**Task goal**
Write out each line of the listing as it stands, without the images.

**Raw data**
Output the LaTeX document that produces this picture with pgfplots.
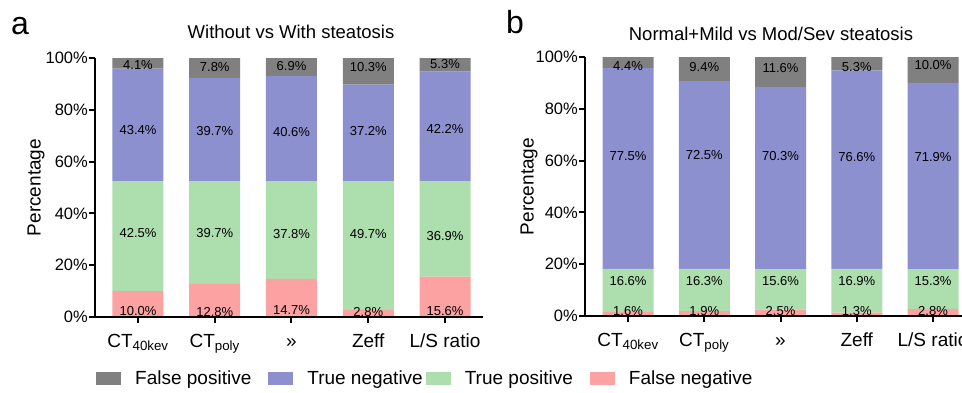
\documentclass[border=0pt]{standalone}
\usepackage{fontspec}
\setmainfont{Liberation Sans}
\usepackage{pgfplots}
\usepackage{pgfplotstable}
\pgfplotsset{compat=1.18}
\definecolor{cFP}{HTML}{808080}
\definecolor{cTN}{HTML}{8C90CE}
\definecolor{cTP}{HTML}{ADDEAE}
\definecolor{cFN}{HTML}{FCA2A2}

\pgfplotstableread{
x FN TP TN FP
0 10.0 42.5 43.4 4.1
1 12.8 39.7 39.7 7.8
2 14.7 37.8 40.6 6.9
3 2.8 49.7 37.2 10.3
4 15.6 36.9 42.2 5.3
}\dataA
\pgfplotstableread{
x FN TP TN FP
0 1.6 16.6 77.5 4.4
1 1.9 16.3 72.5 9.4
2 2.5 15.6 70.3 11.6
3 1.3 16.9 76.6 5.3
4 2.8 15.3 71.9 10.0
}\dataB
% label positions (percent axis) and label texts
\pgfplotstableread{
x y lab
0 2.4 10.0
1 2.0 12.8
2 2.7 14.7
3 2.0 2.8
4 2.4 15.6
0 32.3 42.5
1 32.3 39.7
2 31.9 37.8
3 31.9 49.7
4 31.4 36.9
0 72.2 43.4
1 71.9 39.7
2 71.5 40.6
3 71.9 37.2
4 72.6 42.2
0 97.3 4.1
1 96.7 7.8
2 97.0 6.9
3 96.7 10.3
4 97.6 5.3
}\labA
\pgfplotstableread{
x y lab
0 1.9 1.6
1 1.9 1.9
2 1.9 2.5
3 1.9 1.3
4 1.9 2.8
0 13.6 16.6
1 13.6 16.3
2 13.6 15.6
3 13.6 16.9
4 13.6 15.3
0 61.8 77.5
1 62.0 72.5
2 61.9 70.3
3 61.5 76.6
4 61.5 71.9
0 96.6 4.4
1 96.3 9.4
2 95.9 11.6
3 96.3 5.3
4 96.9 10.0
}\labB

\pgfplotsset{
  panel/.style={scale only axis, ymin=0, ymax=100, height=259pt, anchor=south west},
  bars/.style={panel, ybar stacked, bar width=51pt, hide axis},
  frame/.style={panel, axis x line=bottom, axis y line=left,
    axis line style={-, line width=2.3pt, black}, axis on top, clip=false,
    tick align=outside, major tick length=6pt, tick style={line width=2pt, black},
    xtick={0,...,4}, ytick={0,20,...,100},
    xticklabels={CT\textsubscript{40kev}, CT\textsubscript{poly}, », Zeff, L/S ratio},
    yticklabels={0\%,20\%,40\%,60\%,80\%,100\%},
    xticklabel style={font=\fontsize{19}{22}\selectfont, anchor=base, yshift=-24pt},
    yticklabel style={font=\fontsize{16.5}{19}\selectfont, inner xsep=1pt},
    ylabel=Percentage, ylabel style={font=\fontsize{19}{22}\selectfont, anchor=center}},
  labs/.style={only marks, mark=none, nodes near coords={\pgfplotspointmeta\%},
    point meta=explicit symbolic,
    every node near coord/.style={anchor=center, font=\fontsize{13}{15}\selectfont, black}},
}

\begin{document}
\begin{tikzpicture}
\useasboundingbox (0,0) rectangle (962pt,392pt);
% ---------- panel a ----------
\begin{axis}[bars, at={(95pt,75pt)}, width=388pt, xmin=-0.56, xmax=4.495,
  reverse legend, legend columns=4,
  legend image code/.code={\fill[#1] (0pt,-6.5pt) rectangle (25pt,6.5pt);},
  legend style={at={(axis description cs:0.0026,-0.2375)}, anchor=west, draw=none, fill=none,
    inner sep=0pt, font=\fontsize{19}{22}\selectfont,
    nodes={inner sep=0pt},
    /tikz/every odd column/.append style={column sep=14pt},
    /tikz/every even column/.append style={column sep=17pt}}]
\addplot[fill=cFN, draw=none] table[x=x, y=FN]{\dataA};
\addplot[fill=cTP, draw=none] table[x=x, y=TP]{\dataA};
\addplot[fill=cTN, draw=none] table[x=x, y=TN]{\dataA};
\addplot[fill=cFP, draw=none] table[x=x, y=FP]{\dataA};
\legend{False negative, True positive, True negative\hspace*{-14pt}, False positive}
\end{axis}
\begin{axis}[frame, at={(95pt,75pt)}, width=388pt, xmin=-0.56, xmax=4.495,
  ylabel style={at={(axis description cs:-0.152,0.5)}}]
\addplot[labs] table[x=x, y=y, meta=lab]{\labA};
\end{axis}
% ---------- panel b ----------
\begin{axis}[bars, at={(585pt,76pt)}, width=377pt, xmin=-0.564, xmax=4.38]
\addplot[fill=cFN, draw=none] table[x=x, y=FN]{\dataB};
\addplot[fill=cTP, draw=none] table[x=x, y=TP]{\dataB};
\addplot[fill=cTN, draw=none] table[x=x, y=TN]{\dataB};
\addplot[fill=cFP, draw=none] table[x=x, y=FP]{\dataB};
\end{axis}
\begin{axis}[frame, at={(585pt,76pt)}, width=377pt, xmin=-0.564, xmax=4.38,
  ylabel style={at={(axis description cs:-0.1485,0.5)}}]
\addplot[labs] table[x=x, y=y, meta=lab]{\labB};
\end{axis}
% ---------- titles and panel letters ----------
\node[anchor=base, font=\fontsize{18.5}{22}\selectfont, inner sep=0pt] at (291pt,353.7pt) {Without vs With steatosis};
\node[anchor=base, font=\fontsize{18.5}{22}\selectfont, inner sep=0pt] at (771pt,351.3pt) {Normal+Mild vs Mod/Sev steatosis};
\node[anchor=base west, font=\fontsize{32}{36}\selectfont, inner sep=0pt] at (11pt,357pt) {a};
\node[anchor=base west, font=\fontsize{32}{36}\selectfont, inner sep=0pt] at (506pt,358.7pt) {b};
\end{tikzpicture}
\end{document}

**Exercise response**
Output the LaTeX document that produces this picture with pgfplots.
\documentclass[border=0pt]{standalone}
\usepackage{fontspec}
\setmainfont{Liberation Sans}
\usepackage{pgfplots}
\usepackage{pgfplotstable}
\pgfplotsset{compat=1.18}
\definecolor{cFP}{HTML}{808080}
\definecolor{cTN}{HTML}{8C90CE}
\definecolor{cTP}{HTML}{ADDEAE}
\definecolor{cFN}{HTML}{FCA2A2}

\pgfplotstableread{
x FN TP TN FP
0 10.0 42.5 43.4 4.1
1 12.8 39.7 39.7 7.8
2 14.7 37.8 40.6 6.9
3 2.8 49.7 37.2 10.3
4 15.6 36.9 42.2 5.3
}\dataA
\pgfplotstableread{
x FN TP TN FP
0 1.6 16.6 77.5 4.4
1 1.9 16.3 72.5 9.4
2 2.5 15.6 70.3 11.6
3 1.3 16.9 76.6 5.3
4 2.8 15.3 71.9 10.0
}\dataB
% label positions (percent axis) and label texts
\pgfplotstableread{
x y lab
0 2.4 10.0
1 2.0 12.8
2 2.7 14.7
3 2.0 2.8
4 2.4 15.6
0 32.3 42.5
1 32.3 39.7
2 31.9 37.8
3 31.9 49.7
4 31.4 36.9
0 72.2 43.4
1 71.9 39.7
2 71.5 40.6
3 71.9 37.2
4 72.6 42.2
0 97.3 4.1
1 96.7 7.8
2 97.0 6.9
3 96.7 10.3
4 97.6 5.3
}\labA
\pgfplotstableread{
x y lab
0 1.9 1.6
1 1.9 1.9
2 1.9 2.5
3 1.9 1.3
4 1.9 2.8
0 13.6 16.6
1 13.6 16.3
2 13.6 15.6
3 13.6 16.9
4 13.6 15.3
0 61.8 77.5
1 62.0 72.5
2 61.9 70.3
3 61.5 76.6
4 61.5 71.9
0 96.6 4.4
1 96.3 9.4
2 95.9 11.6
3 96.3 5.3
4 96.9 10.0
}\labB

\pgfplotsset{
  panel/.style={scale only axis, ymin=0, ymax=100, height=259pt, anchor=south west},
  bars/.style={panel, ybar stacked, bar width=51pt, hide axis},
  frame/.style={panel, axis x line=bottom, axis y line=left,
    axis line style={-, line width=2.3pt, black}, axis on top, clip=false,
    tick align=outside, major tick length=6pt, tick style={line width=2pt, black},
    xtick={0,...,4}, ytick={0,20,...,100},
    xticklabels={CT\textsubscript{40kev}, CT\textsubscript{poly}, », Zeff, L/S ratio},
    yticklabels={0\%,20\%,40\%,60\%,80\%,100\%},
    xticklabel style={font=\fontsize{19}{22}\selectfont, anchor=base, yshift=-24pt},
    yticklabel style={font=\fontsize{16.5}{19}\selectfont, inner xsep=1pt},
    ylabel=Percentage, ylabel style={font=\fontsize{19}{22}\selectfont, anchor=center}},
  labs/.style={only marks, mark=none, nodes near coords={\pgfplotspointmeta\%},
    point meta=explicit symbolic,
    every node near coord/.style={anchor=center, font=\fontsize{13}{15}\selectfont, black}},
}

\begin{document}
\begin{tikzpicture}
\useasboundingbox (0,0) rectangle (962pt,392pt);
% ---------- panel a ----------
\begin{axis}[bars, at={(95pt,75pt)}, width=388pt, xmin=-0.56, xmax=4.495,
  reverse legend, legend columns=4,
  legend image code/.code={\fill[#1] (0pt,-6.5pt) rectangle (25pt,6.5pt);},
  legend style={at={(axis description cs:0.0026,-0.2375)}, anchor=west, draw=none, fill=none,
    inner sep=0pt, font=\fontsize{19}{22}\selectfont,
    nodes={inner sep=0pt},
    /tikz/every odd column/.append style={column sep=14pt},
    /tikz/every even column/.append style={column sep=17pt}}]
\addplot[fill=cFN, draw=none] table[x=x, y=FN]{\dataA};
\addplot[fill=cTP, draw=none] table[x=x, y=TP]{\dataA};
\addplot[fill=cTN, draw=none] table[x=x, y=TN]{\dataA};
\addplot[fill=cFP, draw=none] table[x=x, y=FP]{\dataA};
\legend{False negative, True positive, True negative\hspace*{-14pt}, False positive}
\end{axis}
\begin{axis}[frame, at={(95pt,75pt)}, width=388pt, xmin=-0.56, xmax=4.495,
  ylabel style={at={(axis description cs:-0.152,0.5)}}]
\addplot[labs] table[x=x, y=y, meta=lab]{\labA};
\end{axis}
% ---------- panel b ----------
\begin{axis}[bars, at={(585pt,76pt)}, width=377pt, xmin=-0.564, xmax=4.38]
\addplot[fill=cFN, draw=none] table[x=x, y=FN]{\dataB};
\addplot[fill=cTP, draw=none] table[x=x, y=TP]{\dataB};
\addplot[fill=cTN, draw=none] table[x=x, y=TN]{\dataB};
\addplot[fill=cFP, draw=none] table[x=x, y=FP]{\dataB};
\end{axis}
\begin{axis}[frame, at={(585pt,76pt)}, width=377pt, xmin=-0.564, xmax=4.38,
  ylabel style={at={(axis description cs:-0.1485,0.5)}}]
\addplot[labs] table[x=x, y=y, meta=lab]{\labB};
\end{axis}
% ---------- titles and panel letters ----------
\node[anchor=base, font=\fontsize{18.5}{22}\selectfont, inner sep=0pt] at (291pt,353.7pt) {Without vs With steatosis};
\node[anchor=base, font=\fontsize{18.5}{22}\selectfont, inner sep=0pt] at (771pt,351.3pt) {Normal+Mild vs Mod/Sev steatosis};
\node[anchor=base west, font=\fontsize{32}{36}\selectfont, inner sep=0pt] at (11pt,357pt) {a};
\node[anchor=base west, font=\fontsize{32}{36}\selectfont, inner sep=0pt] at (506pt,358.7pt) {b};
\end{tikzpicture}
\end{document}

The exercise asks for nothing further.